The digital innovation arm of solar company Lightsource BP announced last week a new CEO, the first to take up the role as the company looks to expand in the sector.
Benjamin Kott has joined Lightsource Labs from smart building software company Fabriq, which he founded in 2011. Current± caught up with him, talking about his priorities for the company, it’s Tribe application and what’s next for digital energy management.
Do you have any initial priorities going into your role in Lightsource Labs?
I think the key priority I have right now at an organisational level is making sure that we’re ready to scale.
Labs has been going for a few years and we’ve done a lot of work on R&D, technology development, and so on, really working at the leading edge of all of that. So it’s about condensing this into products and services now that we can offer to the market.
The second priority then is going to be very much centered on the product and service innovation. We have something that is ready to go to market now with the Tribe box.
Could you tell me a little bit about Tribe and what it does?
Tribe is a home energy management system, but in my communication with people I’m sort of dropping the home sometimes, because it doesn’t necessarily have to fit in the home, you can fit them in a small shop or a small commercial and industrial installation. It will work quite well up to school level, although it depends a little bit on the setup and so on.
Tribe is a box that is the Home Energy Management core. It goes into the home and connects to your switchboard, to your distribution board at home and does essentially two things. On the one hand it meters the electricity that is generated by your solar panel, as well as monitoring the inverter, on the other hand it measures the consumption in your home overall.
It can then enter some really fancy things in the home in terms of managing, measuring, fixing and pushing consumption across. The counterpart of that is the app that works on iPhone and Android, which allows the end user to set Tribe up and to configure it to the home.
Do you have any particular predictions into how important digital technologies like Tribe are going to become over the next 10 years?
At the qualitative level, digital technologies are going to be incredibly important and really, really valuable.
If I look back sort of 15 years now, I was at Google and that was all digital. But there was not that much digital energy at all.
All the energy stuff was very much based around investing in renewable energy projects, investing in PPAs, which was something Google did at the time; they were already investing in solar on the roof and things.

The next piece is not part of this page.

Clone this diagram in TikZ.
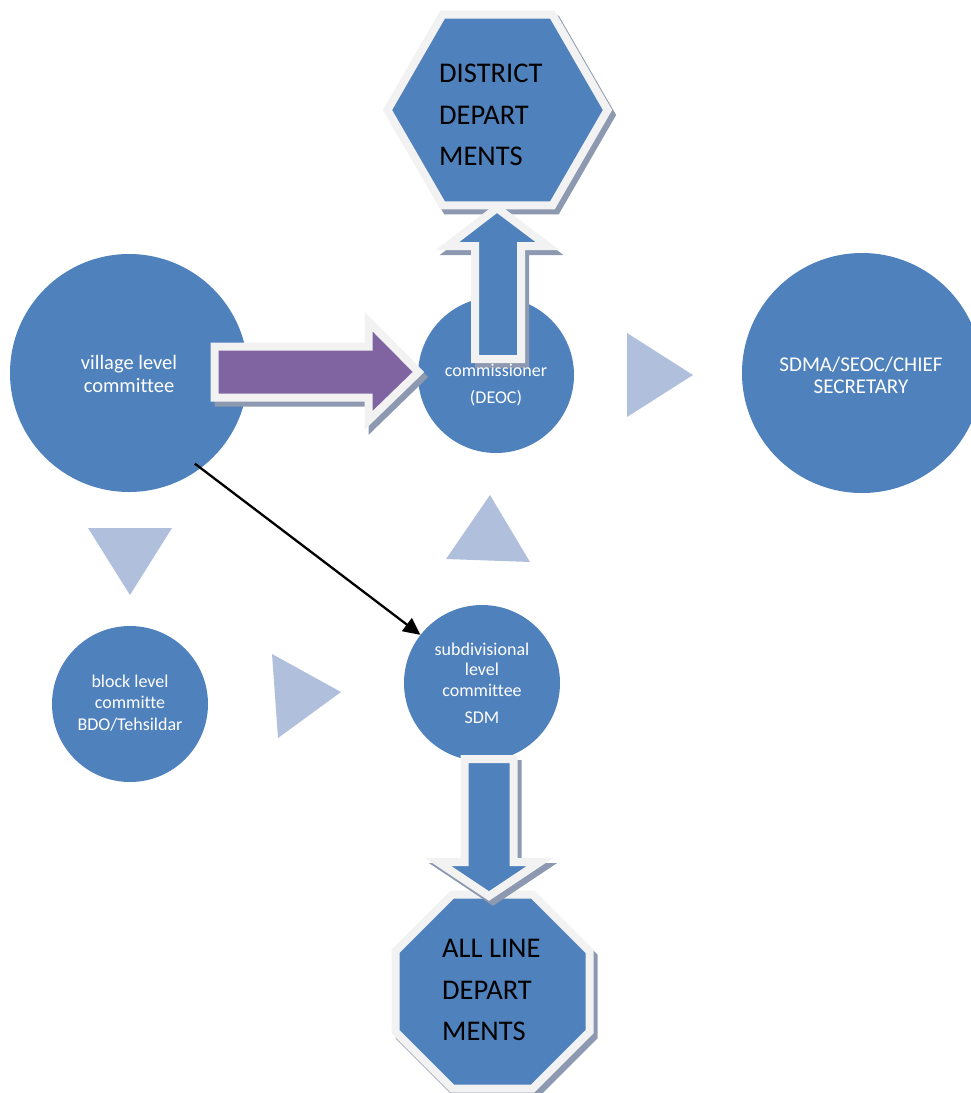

We didn’t do very much in terms of energy management, then I started my own company eight years ago, which was focused entirely on the energy management side of things. And I’ve really struggled, as I said many times to find ways of scaling because I’ve focused on commercial buildings and even up to this stage commercial buildings are largely operated by spreadsheets and by building management systems that are maybe a decade out of date, in terms of the technology and connectivity and so on.
So it’s quite frustrating if you operate in this context. And I think what’s really exciting about now is that digital will become completely pervasive across the entire energy industry over the next five, ten, 15 years, and it will capture every segment of the value chain from the generation all the way to the consumption and the trading of energy.
Homes are particularly interesting and exciting in this, because on the one hand, you already have the Googles and Amazons of this world who are in those homes, as opposed to say, commercial buildings with the sort of hubs, systems, smart light bulbs and so on.
There’s a high level of digitisation already, but what’s not digitised at all today is energy supply or energy management, apart from very, very few exceptions.
That’s the really exciting thing about the next three to five plus years, is this is going to happen at some scale. And it’s going to happen much faster than in the commercial space, because homes are already halfway or much of the way with their digitalisation, but also, because of scalability that you have, you can reach millions of homes and really have quite interesting value proposition and business models.
Are there any challenges particularly that are still yet to be overcome?
If you look at this world, if you look at climate change, I think we have the technology today to solve most of our problems – that were incidentally caused by technologies that we have like the combustion engine, combustion energy generation and so on. We have the technology today to actually address much of this, and very little that needs to be invented.
Though, of course, technologies can become more efficient, more distributed and so on but the problem is that these technology systems and the business model aren’t scalable. I think on the smart grid, and smart energy management, we’re really at the very beginning of this revolution, we’re just starting to scratch the surface. The challenge and the opportunity in the next three to five years is to be able to deploy those technologies so that they can be very scalable.
Is there anything in particular from your time at Fabriq that will help with your new role?
On the one hand, I feel doing the hard yards with the company helps me connect the dots across literally all aspects of technology, operations, distribution, sales, marketing, and then value proposition and so on, to really set up the organisation and help industry in the wider context to be more to be more efficient and ultimately to be more effective.
The other thing I think that I’ve realised is that there is a right time and place for everything, and if I’m self-critical of anything it’s that I underestimated for many years how long it takes to do certain things, to develop certain technologies, but also, most importantly, for the industry and for your consumers, for your audience to be ready to actually take that technology and take it forward because they’re driven by so many other things.